The postmilking disinfection is an intervention of well proven efficacy to reduce new infections. Dufour et al. (2011) found that post-dipping was consistently associated with low weighted average herd SCC. Hence, our result was not expected. In this study, around 40% (19/48) of the farmers applied post-dipping, however, many of them were not able to determine the degree of consistency and for how long this practice was used.
During milking, many decisions are implemented by farm workers and could be influenced by their level of instruction, motivation and according to working environment (Jansen et al. 2009). This study involved different aspects, such as dairymen age, level of instruction, specialized qualification and the time of the dairyman in the herd. However, only age of dairyman remained as associated with lnCSCC, showing lower CSCC in cows milked by younger dairyman. That association seems reasonable, however it may represent the effect of several underline factors associated with age, some of them not recorded in this study. The variability from cow to cow was the largest source of variation, so that, known and unknown cow factors would be responsible for the higher CSCC within the herd. The cow factors most consistently associated with high CSCC, in accordance with the present findings, are cow parity and DIM (Reneau, 1986; Harmon, 1994). In general, older cows are more likely to be exposed to pathogens, including more infected quarters and more extensive tissue damage in long standing infections (Reneau, 1986). In the same way, the rate of infection would increase prior to drying-off. In addition to that, at the end of lactation the cows produced less milk and a rise in SCC, this can be interpreted as a milk concentration (Reneau, 1986; Harmon, 1994).

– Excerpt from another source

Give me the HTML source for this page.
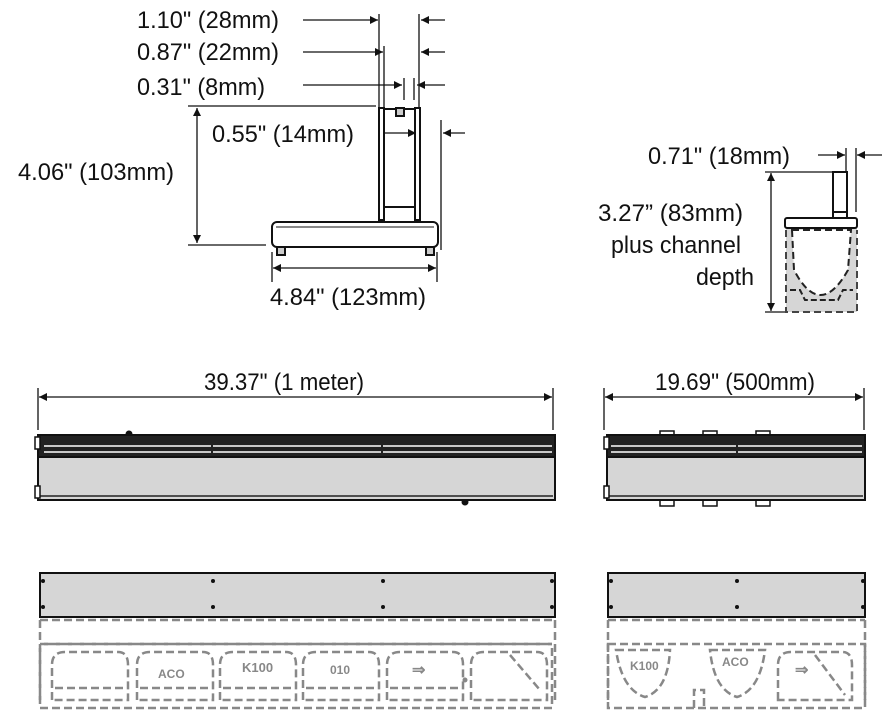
<!DOCTYPE html>
<html><head><meta charset="utf-8"><style>
html,body{margin:0;padding:0;background:#fff;}
svg{display:block;}
text{font-family:"Liberation Sans Narrow","Liberation Sans",sans-serif;font-size:24px;fill:#111;}
</style></head><body>
<svg width="896" height="728" viewBox="0 0 896 728" xmlns="http://www.w3.org/2000/svg">
<defs>
<marker id="a" viewBox="0 0 10 10" refX="10" refY="5" markerWidth="14" markerHeight="8" markerUnits="userSpaceOnUse" orient="auto-start-reverse"><path d="M0,0L10,5L0,10z" fill="#111"/></marker>
</defs>
<g stroke="#111" stroke-width="1.3" fill="none">
<line x1="303" y1="20" x2="378" y2="20" marker-end="url(#a)"/>
<line x1="445" y1="20" x2="421" y2="20" marker-end="url(#a)"/>
<line x1="303" y1="52" x2="383" y2="52" marker-end="url(#a)"/>
<line x1="445" y1="52" x2="421" y2="52" marker-end="url(#a)"/>
<line x1="303" y1="85" x2="402" y2="85" marker-end="url(#a)"/>
<line x1="445" y1="85" x2="417" y2="85" marker-end="url(#a)"/>
<line x1="379" y1="14" x2="379" y2="108"/>
<line x1="384" y1="46" x2="384" y2="108"/>
<line x1="404" y1="78" x2="404" y2="100"/>
<line x1="414" y1="78" x2="414" y2="100"/>
<line x1="419" y1="14" x2="419" y2="108"/>
<line x1="188" y1="106" x2="376" y2="106"/>
<line x1="197" y1="108" x2="197" y2="243" marker-start="url(#a)" marker-end="url(#a)"/>
<line x1="188" y1="245" x2="266" y2="245"/>
<line x1="378" y1="133" x2="416" y2="133" marker-end="url(#a)"/>
<line x1="441" y1="120" x2="441" y2="250"/>
<line x1="465" y1="133" x2="443" y2="133" marker-end="url(#a)"/>
<line x1="272" y1="252" x2="272" y2="282"/>
<line x1="437" y1="252" x2="437" y2="282"/>
<line x1="273" y1="268" x2="436" y2="268" marker-start="url(#a)" marker-end="url(#a)"/>
</g>
<g stroke="#111" stroke-width="2" fill="#fff">
<rect x="379" y="108" width="5" height="112"/>
<rect x="415" y="108" width="5" height="112"/>
<line x1="384" y1="109" x2="415" y2="109"/>
<line x1="384" y1="207" x2="415" y2="207"/>
<rect x="396" y="108" width="8" height="8" fill="#ccc"/>
<rect x="272" y="222" width="166" height="25" rx="5"/>
<line x1="276" y1="227" x2="434" y2="227" stroke-width="1"/>
<rect x="277" y="247" width="8" height="8" fill="#ccc"/>
<rect x="426" y="247" width="8" height="8" fill="#ccc"/>
</g>
<text x="137" y="28" textLength="142" lengthAdjust="spacingAndGlyphs">1.10" (28mm)</text>
<text x="137" y="60" textLength="142" lengthAdjust="spacingAndGlyphs">0.87" (22mm)</text>
<text x="137" y="95" textLength="128" lengthAdjust="spacingAndGlyphs">0.31" (8mm)</text>
<text x="212" y="142" textLength="142" lengthAdjust="spacingAndGlyphs">0.55" (14mm)</text>
<text x="18" y="180" textLength="156" lengthAdjust="spacingAndGlyphs">4.06" (103mm)</text>
<text x="270" y="305" textLength="156" lengthAdjust="spacingAndGlyphs">4.84" (123mm)</text>

<g stroke="#111" stroke-width="1.3" fill="none">
<line x1="818" y1="155" x2="845" y2="155" marker-end="url(#a)"/>
<line x1="882" y1="155" x2="857" y2="155" marker-end="url(#a)"/>
<line x1="846" y1="148" x2="846" y2="172"/>
<line x1="856" y1="148" x2="856" y2="212"/>
<line x1="765" y1="172" x2="832" y2="172"/>
<line x1="771" y1="173" x2="771" y2="311" marker-start="url(#a)" marker-end="url(#a)"/>
<line x1="765" y1="312" x2="785" y2="312"/>
</g>
<path d="M786,228 L786,312 L857,312 L857,228 Z" fill="#d6d6d6" stroke="none"/>
<path d="M792,230 L794,270 Q820,320 848,270 L851,230 Z" fill="#fff" stroke="#222" stroke-width="2" stroke-dasharray="7 4"/>
<path d="M786,230 L786,312 L857,312 L857,230" fill="none" stroke="#444" stroke-width="2" stroke-dasharray="7 4"/>
<path d="M790,290 L800,290 L805,300 L838,300 L843,290 L853,290" fill="none" stroke="#222" stroke-width="2" stroke-dasharray="6 3"/>
<g stroke="#111" stroke-width="2" fill="#fff">
<rect x="833" y="172" width="14" height="46"/>
<line x1="833" y1="212" x2="847" y2="212"/>
<rect x="785" y="218" width="72" height="10" rx="2"/>
</g>
<text x="648" y="164" textLength="142" lengthAdjust="spacingAndGlyphs">0.71" (18mm)</text>
<text x="598" y="221" textLength="145" lengthAdjust="spacingAndGlyphs">3.27” (83mm)</text>
<text x="611" y="253" textLength="130" lengthAdjust="spacingAndGlyphs">plus channel</text>
<text x="696" y="285" textLength="58" lengthAdjust="spacingAndGlyphs">depth</text>

<g stroke="#111" stroke-width="1.3" fill="none">
<line x1="38" y1="388" x2="38" y2="430"/>
<line x1="553" y1="388" x2="553" y2="430"/>
<line x1="39" y1="397" x2="552" y2="397" marker-start="url(#a)" marker-end="url(#a)"/>
<line x1="604" y1="388" x2="604" y2="430"/>
<line x1="864" y1="388" x2="864" y2="430"/>
<line x1="605" y1="397" x2="863" y2="397" marker-start="url(#a)" marker-end="url(#a)"/>
</g>
<text x="204" y="390" textLength="160" lengthAdjust="spacingAndGlyphs">39.37" (1 meter)</text>
<text x="655" y="390" textLength="160" lengthAdjust="spacingAndGlyphs">19.69" (500mm)</text>

<g stroke="#111" stroke-width="2">
<circle cx="129" cy="434" r="2.5" fill="#111"/>
<circle cx="465" cy="502" r="2.5" fill="#111"/>
<rect x="38" y="435" width="517" height="65" fill="#d6d6d6"/>
<rect x="38" y="435" width="517" height="22" fill="#222"/>
</g>
<g stroke="#fff" stroke-width="1.5">
<line x1="44" y1="446" x2="552" y2="446"/>
<line x1="44" y1="452" x2="552" y2="452"/>
</g>
<g stroke="#222" stroke-width="2"><line x1="212" y1="444" x2="212" y2="455"/><line x1="382" y1="444" x2="382" y2="455"/></g>
<line x1="40" y1="496" x2="553" y2="496" stroke="#222" stroke-width="1.5"/>
<rect x="35" y="437" width="5" height="12" fill="#fff" stroke="#111" stroke-width="1.5"/>
<rect x="35" y="486" width="5" height="12" fill="#fff" stroke="#111" stroke-width="1.5"/>

<g stroke="#111" stroke-width="1.5" fill="#fff">
<rect x="660" y="431" width="14" height="6"/><rect x="703" y="431" width="14" height="6"/><rect x="756" y="431" width="14" height="6"/>
<rect x="660" y="500" width="14" height="6"/><rect x="703" y="500" width="14" height="6"/><rect x="756" y="500" width="14" height="6"/>
</g>
<g stroke="#111" stroke-width="2">
<rect x="607" y="435" width="258" height="65" fill="#d6d6d6"/>
<rect x="607" y="435" width="258" height="22" fill="#222"/>
</g>
<g stroke="#fff" stroke-width="1.5">
<line x1="611" y1="446" x2="862" y2="446"/>
<line x1="611" y1="452" x2="862" y2="452"/>
</g>
<line x1="737" y1="444" x2="737" y2="455" stroke="#222" stroke-width="2"/>
<line x1="609" y1="496" x2="863" y2="496" stroke="#222" stroke-width="1.5"/>
<rect x="604" y="437" width="5" height="12" fill="#fff" stroke="#111" stroke-width="1.5"/>
<rect x="604" y="486" width="5" height="12" fill="#fff" stroke="#111" stroke-width="1.5"/>

<rect x="40" y="573" width="515" height="44" fill="#d6d6d6" stroke="#111" stroke-width="2"/>
<g fill="#111">
<circle cx="43" cy="581" r="2"/><circle cx="43" cy="607" r="2"/>
<circle cx="213" cy="581" r="2"/><circle cx="213" cy="607" r="2"/>
<circle cx="383" cy="581" r="2"/><circle cx="383" cy="607" r="2"/>
<circle cx="552" cy="581" r="2"/><circle cx="552" cy="607" r="2"/>
</g>
<rect x="608" y="573" width="257" height="44" fill="#d6d6d6" stroke="#111" stroke-width="2"/>
<g fill="#111">
<circle cx="611" cy="581" r="2"/><circle cx="611" cy="607" r="2"/>
<circle cx="737" cy="581" r="2"/><circle cx="737" cy="607" r="2"/>
<circle cx="863" cy="581" r="2"/><circle cx="863" cy="607" r="2"/>
</g>

<g fill="none" stroke="#888" stroke-width="2.5" stroke-dasharray="8 4">
<line x1="40" y1="620" x2="555" y2="620"/>
<line x1="40" y1="620" x2="40" y2="700"/>
<line x1="555" y1="620" x2="555" y2="700"/>
<line x1="44" y1="644" x2="552" y2="644"/>
<rect x="40" y="644" width="512" height="64"/>
<path d="M52,700 L52,665 Q52,652 65,652 L118,652 Q128,652 128,665 L128,700 Z"/>
<path d="M137,700 L137,665 Q137,652 150,652 L203,652 Q213,652 213,665 L213,700 Z"/>
<path d="M220,700 L220,665 Q220,652 233,652 L286,652 Q296,652 296,665 L296,700 Z"/>
<path d="M303,700 L303,665 Q303,652 316,652 L369,652 Q379,652 379,665 L379,700 Z"/>
<path d="M387,700 L387,665 Q387,652 400,652 L453,652 Q463,652 463,665 L463,700 Z"/>
<path d="M471,700 L471,665 Q471,652 484,652 L537,652 Q547,652 547,665 L547,700 Z"/>
<line x1="55" y1="688" x2="125" y2="688"/><line x1="140" y1="688" x2="210" y2="688"/>
<line x1="223" y1="688" x2="293" y2="688"/><line x1="306" y1="688" x2="376" y2="688"/>
<line x1="390" y1="688" x2="460" y2="688"/><line x1="510" y1="655" x2="540" y2="690"/>
</g>
<text x="158" y="678" style="font-size:12px;fill:#888;font-weight:bold">ACO</text>
<text x="242" y="672" style="font-size:13px;fill:#888;font-weight:bold">K100</text>
<text x="330" y="674" style="font-size:12px;fill:#888;font-weight:bold">010</text>
<text x="412" y="675" style="font-size:16px;fill:#888;font-weight:bold">⇒</text>
<circle cx="465" cy="680" r="2.5" fill="#888"/>

<g fill="none" stroke="#888" stroke-width="2.5" stroke-dasharray="8 4">
<line x1="608" y1="620" x2="865" y2="620"/>
<line x1="608" y1="620" x2="608" y2="700"/>
<line x1="865" y1="620" x2="865" y2="700"/>
<rect x="608" y="644" width="257" height="64"/>
<path d="M616,650 L670,650 Q668,690 645,697 Q622,690 616,650 Z"/>
<path d="M710,650 L765,650 Q760,690 737,697 Q714,690 710,650 Z"/>
<path d="M778,700 L778,665 Q778,652 791,652 L842,652 Q852,652 852,665 L852,700 Z"/>
<line x1="815" y1="655" x2="845" y2="695"/>
<path d="M694,708 L694,690 L704,690 L704,708"/>
</g>
<text x="630" y="670" style="font-size:12px;fill:#888;font-weight:bold">K100</text>
<text x="722" y="666" style="font-size:12px;fill:#888;font-weight:bold">ACO</text>
<text x="795" y="675" style="font-size:16px;fill:#888;font-weight:bold">⇒</text>
</svg>
</body></html>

The main research findings documented here applied only to small and medium dairy farms form Argentina, because the probabilistic design had that producer segment as target population. Further studies have to done in order to explore the mastitis health status among large dairy herds.


Cow parity and days in milk, as cow factors, and milk strip, dry cow therapy and dairymen age, as herd factors, were all associated with cow CSCC. The CSCC variation rested mainly on differences from cow to cow, while the herd clustering accounted for 13% of the total variance.